Les militaires regardent aussi les fonds marins avec intérêt. L’armée a identifié plusieurs enjeux, en particulier en ce qui concerne nos communications. 90 % des communications mondiales se font par les câbles océaniques… que des puissances étrangères pourraient couper ou utiliser afin de capter des informations.
Le gouvernement français doit-il se lancer dans l’exploitation de ses grands fonds ?
Il est beaucoup trop tôt pour envisager l’exploitation minière. La transition énergétique suscite un vif intérêt pour ces grands fonds, puisqu’ils recèlent des matières premières nécessaires pour les technologies « vertes », en particulier les batteries de véhicules électriques. Pour le moment, il y a assez de ces minerais sur Terre pour assurer les besoins dans les deux prochaines décennies, il n’y a donc pas d’urgence à se ruer vers les océans. La guerre en Ukraine remet cependant en avant l’importance de la souveraineté sur les matériaux stratégiques ; nous sommes aujourd’hui fortement dépendants de la Chine pour notre approvisionnement en minerais et métaux.
Nous ne connaissons pas les éventuelles incidences d’une exploitation de ces grands fonds. Certes, on fore déjà pour extraire du gaz et du pétrole mais les impacts sont relativement mesurés, sauf en cas d’accident. Avec l’extraction minière, il s’agit de ramasser des nodules polymétalliques avec des sortes d’énormes aspirateurs, ou de creuser certains couches sédimentaires… avec potentiellement des dommages importants.
Comment préserver les abysses, refuge d’une biodiversité exceptionnelle et encore largement méconnue, des activités industrielles, notamment minières ou de pêche ?
Il faut accélérer sur l’exploration : cartographier les fonds, mieux connaître les écosystèmes, évaluer très précisément les conséquences d’une éventuelle exploitation. Le gouvernement a annoncé 600 millions à dédier aux fonds marins : cette enveloppe doit aller à la recherche et au développement de technologies made in France pour effectuer cette recherche. Nous plaidons aussi pour la nomination d’un délégué interministériel sur cette question, car aujourd’hui, le sujet est traité par huit ministères différents. Le président de la République a affiché des ambitions pour nos fonds marins, mais les moyens ne suivent pas encore.

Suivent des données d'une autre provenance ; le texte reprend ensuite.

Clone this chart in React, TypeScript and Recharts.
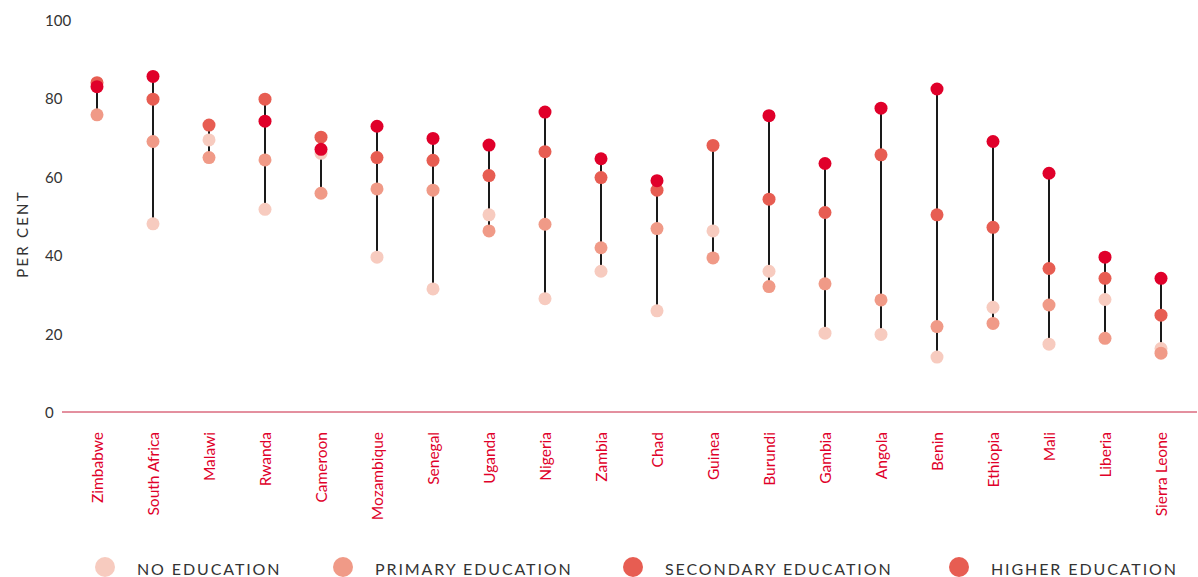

Une conférence internationale sur les océans se tient à Lisbonne du 27 juin au 1er juillet. Certains États appellent à un moratoire sur l’exploitation minière dans les abysses. Quelle position doit porter la France ?
En 2021, la France s’est abstenue sur la création d’un moratoire. Pour une raison simple : le moratoire portait sur l’exploration et l’exploitation des grands fonds marins. Or on ne peut pas valider un moratoire qui porterait sur la recherche. Pour préserver les grands fonds, il faut qu’on les connaisse mieux. Le gouvernement doit donc s’opposer à l’exploitation tout en poussant pour l’exploration.
L’exploration ne risque-t-elle pas d’être le pied dans la porte pour faciliter, in fine, l’exploitation ?
Peut-être, mais on ne peut pas rester sans rien faire ! Certains pays s’y mettent déjà : la Norvège a décidé de donner les premières autorisations d’exploitation dès 2023. Tout s’accélère… avec ou sans nous. La France ne doit pas rester derrière.